→ **Problem details**:
Write out again, word for word, the lines below from the line that holds "Rebuild this chart" through the line that holds "plt.rcParams['font.family'] = ['Liberation", omitting pictures.

## START Dataset entries

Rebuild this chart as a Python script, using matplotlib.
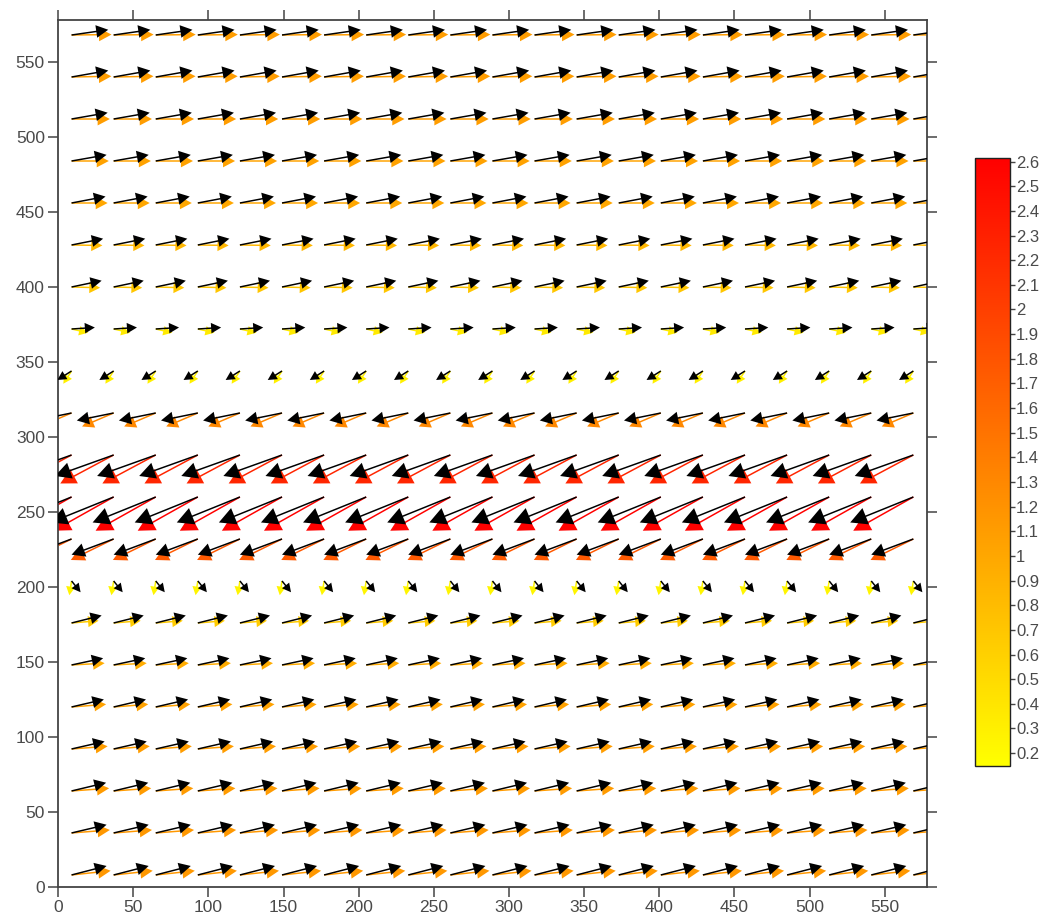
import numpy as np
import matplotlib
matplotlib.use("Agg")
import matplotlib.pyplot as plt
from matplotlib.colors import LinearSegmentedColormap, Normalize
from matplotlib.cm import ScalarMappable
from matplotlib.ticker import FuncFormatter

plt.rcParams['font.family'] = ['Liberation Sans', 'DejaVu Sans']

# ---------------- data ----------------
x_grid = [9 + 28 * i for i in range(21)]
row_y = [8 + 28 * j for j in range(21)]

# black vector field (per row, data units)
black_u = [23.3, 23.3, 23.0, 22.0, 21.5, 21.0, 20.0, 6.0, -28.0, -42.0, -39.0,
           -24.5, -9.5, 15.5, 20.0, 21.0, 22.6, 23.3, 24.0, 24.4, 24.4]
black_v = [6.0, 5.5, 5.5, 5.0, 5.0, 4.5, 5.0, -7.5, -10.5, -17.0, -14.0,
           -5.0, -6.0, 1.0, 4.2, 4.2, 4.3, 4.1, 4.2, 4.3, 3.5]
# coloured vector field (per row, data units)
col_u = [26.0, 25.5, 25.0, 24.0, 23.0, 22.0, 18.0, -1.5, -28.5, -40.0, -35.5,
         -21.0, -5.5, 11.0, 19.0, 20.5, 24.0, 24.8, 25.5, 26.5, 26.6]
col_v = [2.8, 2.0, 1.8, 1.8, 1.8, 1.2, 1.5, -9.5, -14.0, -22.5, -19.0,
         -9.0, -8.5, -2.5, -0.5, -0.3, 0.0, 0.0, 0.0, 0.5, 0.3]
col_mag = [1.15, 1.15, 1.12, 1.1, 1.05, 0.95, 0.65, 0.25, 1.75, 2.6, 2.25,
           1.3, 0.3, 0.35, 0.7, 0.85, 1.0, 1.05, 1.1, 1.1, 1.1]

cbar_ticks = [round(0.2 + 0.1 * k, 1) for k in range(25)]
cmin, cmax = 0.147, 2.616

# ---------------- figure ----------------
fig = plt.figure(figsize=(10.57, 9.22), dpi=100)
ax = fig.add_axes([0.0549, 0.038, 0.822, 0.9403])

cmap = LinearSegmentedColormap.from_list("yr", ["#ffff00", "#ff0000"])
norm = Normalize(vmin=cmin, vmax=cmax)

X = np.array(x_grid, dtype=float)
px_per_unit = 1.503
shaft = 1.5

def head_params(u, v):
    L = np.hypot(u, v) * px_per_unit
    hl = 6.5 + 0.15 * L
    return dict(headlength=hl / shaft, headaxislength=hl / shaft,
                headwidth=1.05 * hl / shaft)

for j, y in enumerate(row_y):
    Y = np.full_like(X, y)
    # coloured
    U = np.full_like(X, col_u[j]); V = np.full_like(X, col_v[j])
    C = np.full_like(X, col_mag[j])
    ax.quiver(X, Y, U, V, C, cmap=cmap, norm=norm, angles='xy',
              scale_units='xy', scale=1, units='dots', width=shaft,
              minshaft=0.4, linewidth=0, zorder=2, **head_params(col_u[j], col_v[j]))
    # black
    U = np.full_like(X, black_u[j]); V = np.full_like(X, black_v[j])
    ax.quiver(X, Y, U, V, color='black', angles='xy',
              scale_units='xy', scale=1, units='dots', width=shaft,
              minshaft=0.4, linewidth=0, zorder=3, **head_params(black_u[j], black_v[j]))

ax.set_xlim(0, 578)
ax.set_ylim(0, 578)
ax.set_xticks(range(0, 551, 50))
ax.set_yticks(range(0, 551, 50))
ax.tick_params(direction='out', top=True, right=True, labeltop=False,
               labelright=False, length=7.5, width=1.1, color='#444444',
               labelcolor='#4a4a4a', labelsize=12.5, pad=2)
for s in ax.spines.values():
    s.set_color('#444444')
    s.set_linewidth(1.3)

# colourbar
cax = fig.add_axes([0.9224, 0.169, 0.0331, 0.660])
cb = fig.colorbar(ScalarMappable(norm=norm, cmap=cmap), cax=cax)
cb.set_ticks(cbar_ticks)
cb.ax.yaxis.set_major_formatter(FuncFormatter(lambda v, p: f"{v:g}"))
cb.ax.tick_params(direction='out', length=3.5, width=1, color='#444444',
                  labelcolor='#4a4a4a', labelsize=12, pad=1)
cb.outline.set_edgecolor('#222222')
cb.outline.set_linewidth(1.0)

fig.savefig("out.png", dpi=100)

## END Dataset entries
## START Dataset entries

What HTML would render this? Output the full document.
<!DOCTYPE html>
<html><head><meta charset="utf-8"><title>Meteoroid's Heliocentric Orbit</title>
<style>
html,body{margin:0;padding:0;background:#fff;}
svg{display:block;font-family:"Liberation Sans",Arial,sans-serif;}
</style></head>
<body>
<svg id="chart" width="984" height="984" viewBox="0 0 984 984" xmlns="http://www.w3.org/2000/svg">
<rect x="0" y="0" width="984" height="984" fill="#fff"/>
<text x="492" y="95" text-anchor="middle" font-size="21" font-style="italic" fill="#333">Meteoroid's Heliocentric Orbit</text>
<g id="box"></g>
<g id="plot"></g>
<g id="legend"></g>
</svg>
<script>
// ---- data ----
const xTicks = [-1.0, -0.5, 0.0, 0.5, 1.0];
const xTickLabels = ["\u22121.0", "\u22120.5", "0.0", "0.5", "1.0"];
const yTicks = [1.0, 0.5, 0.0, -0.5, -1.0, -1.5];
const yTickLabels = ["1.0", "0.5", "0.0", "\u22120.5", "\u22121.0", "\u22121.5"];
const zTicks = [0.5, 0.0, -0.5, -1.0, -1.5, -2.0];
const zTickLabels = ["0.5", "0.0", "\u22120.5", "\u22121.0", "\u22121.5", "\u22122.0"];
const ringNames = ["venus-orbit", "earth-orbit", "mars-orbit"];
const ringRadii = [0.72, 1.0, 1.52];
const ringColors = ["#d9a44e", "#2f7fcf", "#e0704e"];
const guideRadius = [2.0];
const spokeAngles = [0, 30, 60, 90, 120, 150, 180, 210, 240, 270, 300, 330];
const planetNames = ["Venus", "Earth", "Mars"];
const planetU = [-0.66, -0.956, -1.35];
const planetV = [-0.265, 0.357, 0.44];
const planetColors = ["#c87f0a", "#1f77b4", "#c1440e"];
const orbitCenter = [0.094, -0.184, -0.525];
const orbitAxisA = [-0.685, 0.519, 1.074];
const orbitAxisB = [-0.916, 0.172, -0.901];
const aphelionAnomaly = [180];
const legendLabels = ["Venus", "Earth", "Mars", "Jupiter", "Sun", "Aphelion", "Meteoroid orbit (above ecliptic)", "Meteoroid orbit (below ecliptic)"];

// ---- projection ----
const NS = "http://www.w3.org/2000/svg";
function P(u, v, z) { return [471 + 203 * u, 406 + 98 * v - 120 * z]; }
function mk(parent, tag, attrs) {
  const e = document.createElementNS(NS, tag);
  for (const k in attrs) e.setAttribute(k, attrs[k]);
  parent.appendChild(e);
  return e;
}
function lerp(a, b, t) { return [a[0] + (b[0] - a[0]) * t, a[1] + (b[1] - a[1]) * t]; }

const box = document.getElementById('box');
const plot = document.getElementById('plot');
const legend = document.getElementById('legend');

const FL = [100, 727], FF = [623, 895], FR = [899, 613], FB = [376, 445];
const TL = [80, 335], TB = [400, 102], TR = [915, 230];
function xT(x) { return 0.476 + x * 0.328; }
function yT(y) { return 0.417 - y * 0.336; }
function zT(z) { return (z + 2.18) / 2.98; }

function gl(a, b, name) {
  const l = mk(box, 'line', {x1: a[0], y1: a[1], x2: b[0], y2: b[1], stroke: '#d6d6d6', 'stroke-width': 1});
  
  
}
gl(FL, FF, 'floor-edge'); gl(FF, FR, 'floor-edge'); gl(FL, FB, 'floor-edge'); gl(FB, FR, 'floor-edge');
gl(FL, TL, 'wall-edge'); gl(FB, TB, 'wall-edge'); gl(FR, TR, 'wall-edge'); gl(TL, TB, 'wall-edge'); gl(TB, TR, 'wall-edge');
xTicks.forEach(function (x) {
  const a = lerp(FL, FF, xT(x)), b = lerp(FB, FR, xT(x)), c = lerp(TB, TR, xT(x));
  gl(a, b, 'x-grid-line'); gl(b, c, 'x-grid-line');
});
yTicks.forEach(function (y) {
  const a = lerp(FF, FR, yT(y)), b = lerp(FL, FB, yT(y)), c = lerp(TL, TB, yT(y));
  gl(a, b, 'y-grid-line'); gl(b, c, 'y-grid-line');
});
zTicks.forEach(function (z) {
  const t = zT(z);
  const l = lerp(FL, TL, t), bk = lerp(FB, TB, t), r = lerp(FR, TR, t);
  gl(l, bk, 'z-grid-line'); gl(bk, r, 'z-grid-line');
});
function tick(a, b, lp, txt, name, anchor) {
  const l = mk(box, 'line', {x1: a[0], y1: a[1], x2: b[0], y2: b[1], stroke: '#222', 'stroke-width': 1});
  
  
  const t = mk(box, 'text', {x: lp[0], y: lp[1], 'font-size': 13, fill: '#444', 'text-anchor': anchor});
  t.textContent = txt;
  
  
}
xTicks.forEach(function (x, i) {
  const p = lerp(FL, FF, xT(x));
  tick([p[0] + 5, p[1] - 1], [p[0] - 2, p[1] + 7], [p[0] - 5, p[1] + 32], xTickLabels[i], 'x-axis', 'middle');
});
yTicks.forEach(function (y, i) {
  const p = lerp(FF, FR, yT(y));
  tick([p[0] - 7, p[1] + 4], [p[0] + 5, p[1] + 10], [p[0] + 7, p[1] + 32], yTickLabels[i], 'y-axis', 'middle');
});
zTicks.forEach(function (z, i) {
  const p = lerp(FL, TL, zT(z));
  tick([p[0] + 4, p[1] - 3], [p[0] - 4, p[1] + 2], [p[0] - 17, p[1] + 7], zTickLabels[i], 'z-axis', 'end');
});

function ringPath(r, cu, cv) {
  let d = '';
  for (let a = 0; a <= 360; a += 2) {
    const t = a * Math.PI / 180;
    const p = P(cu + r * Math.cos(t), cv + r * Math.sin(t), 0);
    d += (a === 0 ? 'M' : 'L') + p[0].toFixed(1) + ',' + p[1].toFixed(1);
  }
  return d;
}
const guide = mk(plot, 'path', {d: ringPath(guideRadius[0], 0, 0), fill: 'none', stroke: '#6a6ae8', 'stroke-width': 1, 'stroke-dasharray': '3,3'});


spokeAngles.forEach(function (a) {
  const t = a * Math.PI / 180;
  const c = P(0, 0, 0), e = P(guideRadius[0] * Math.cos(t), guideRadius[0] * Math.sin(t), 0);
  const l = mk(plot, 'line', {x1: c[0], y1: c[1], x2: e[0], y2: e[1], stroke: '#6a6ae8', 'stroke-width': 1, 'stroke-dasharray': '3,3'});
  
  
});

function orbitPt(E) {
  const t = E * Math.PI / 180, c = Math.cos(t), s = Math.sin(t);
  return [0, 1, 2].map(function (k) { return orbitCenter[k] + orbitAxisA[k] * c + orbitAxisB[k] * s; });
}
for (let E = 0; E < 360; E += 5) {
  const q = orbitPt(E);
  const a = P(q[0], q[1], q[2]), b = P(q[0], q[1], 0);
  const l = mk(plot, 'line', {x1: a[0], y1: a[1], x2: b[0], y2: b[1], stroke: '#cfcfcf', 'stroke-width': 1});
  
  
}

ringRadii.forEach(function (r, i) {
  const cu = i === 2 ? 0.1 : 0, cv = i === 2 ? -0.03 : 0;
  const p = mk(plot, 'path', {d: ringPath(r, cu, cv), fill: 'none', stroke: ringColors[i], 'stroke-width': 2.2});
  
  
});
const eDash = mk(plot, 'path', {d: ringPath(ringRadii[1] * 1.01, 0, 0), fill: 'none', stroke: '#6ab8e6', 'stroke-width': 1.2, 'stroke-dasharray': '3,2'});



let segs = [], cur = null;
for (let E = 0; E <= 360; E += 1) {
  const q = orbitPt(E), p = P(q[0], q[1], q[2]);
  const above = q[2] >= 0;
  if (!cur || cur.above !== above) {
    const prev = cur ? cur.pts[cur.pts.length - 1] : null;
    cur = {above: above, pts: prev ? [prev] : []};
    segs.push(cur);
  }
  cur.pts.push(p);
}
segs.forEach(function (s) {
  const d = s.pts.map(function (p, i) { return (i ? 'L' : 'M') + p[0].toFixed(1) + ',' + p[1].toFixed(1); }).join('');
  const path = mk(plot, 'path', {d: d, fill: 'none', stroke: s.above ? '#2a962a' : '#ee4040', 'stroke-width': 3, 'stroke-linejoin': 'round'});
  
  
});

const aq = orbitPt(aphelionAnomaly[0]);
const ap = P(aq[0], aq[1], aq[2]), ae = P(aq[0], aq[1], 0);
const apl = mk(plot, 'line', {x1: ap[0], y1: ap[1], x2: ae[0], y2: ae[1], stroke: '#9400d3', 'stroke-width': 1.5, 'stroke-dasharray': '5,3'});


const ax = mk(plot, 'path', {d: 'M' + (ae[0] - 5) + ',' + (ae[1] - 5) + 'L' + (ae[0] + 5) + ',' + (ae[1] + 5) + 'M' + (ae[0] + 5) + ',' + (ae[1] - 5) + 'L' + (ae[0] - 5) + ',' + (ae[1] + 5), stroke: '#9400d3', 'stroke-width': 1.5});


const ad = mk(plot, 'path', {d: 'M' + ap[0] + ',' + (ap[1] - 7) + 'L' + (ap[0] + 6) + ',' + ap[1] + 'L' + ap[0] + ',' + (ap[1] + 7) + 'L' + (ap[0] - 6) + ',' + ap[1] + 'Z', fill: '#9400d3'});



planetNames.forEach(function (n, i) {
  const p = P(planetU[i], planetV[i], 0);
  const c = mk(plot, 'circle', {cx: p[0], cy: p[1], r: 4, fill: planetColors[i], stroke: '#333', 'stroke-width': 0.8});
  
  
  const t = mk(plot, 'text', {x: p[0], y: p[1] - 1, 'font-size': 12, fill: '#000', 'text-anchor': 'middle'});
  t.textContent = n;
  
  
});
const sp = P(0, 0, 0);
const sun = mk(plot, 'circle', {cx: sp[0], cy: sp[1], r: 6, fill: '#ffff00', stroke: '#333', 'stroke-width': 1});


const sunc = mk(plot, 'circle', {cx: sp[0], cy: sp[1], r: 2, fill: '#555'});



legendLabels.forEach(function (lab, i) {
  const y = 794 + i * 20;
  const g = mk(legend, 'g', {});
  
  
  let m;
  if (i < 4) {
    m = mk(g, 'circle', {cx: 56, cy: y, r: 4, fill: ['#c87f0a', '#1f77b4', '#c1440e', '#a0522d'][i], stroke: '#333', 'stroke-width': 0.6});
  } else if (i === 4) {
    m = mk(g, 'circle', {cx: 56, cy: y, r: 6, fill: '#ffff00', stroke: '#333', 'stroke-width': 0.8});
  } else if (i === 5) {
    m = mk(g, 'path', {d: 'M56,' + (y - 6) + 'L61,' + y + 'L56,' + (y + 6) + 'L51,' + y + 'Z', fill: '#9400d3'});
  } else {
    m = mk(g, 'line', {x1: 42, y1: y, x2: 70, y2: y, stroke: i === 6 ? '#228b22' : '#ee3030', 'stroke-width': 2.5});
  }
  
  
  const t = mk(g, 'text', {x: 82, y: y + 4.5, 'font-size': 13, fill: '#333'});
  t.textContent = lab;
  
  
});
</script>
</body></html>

## END Dataset entries

→ **Solution to the exercise**:
Rebuild this chart as a Python script, using matplotlib.
import numpy as np
import matplotlib
matplotlib.use("Agg")
import matplotlib.pyplot as plt
from matplotlib.colors import LinearSegmentedColormap, Normalize
from matplotlib.cm import ScalarMappable
from matplotlib.ticker import FuncFormatter

plt.rcParams['font.family'] = ['Liberation Sans', 'DejaVu Sans']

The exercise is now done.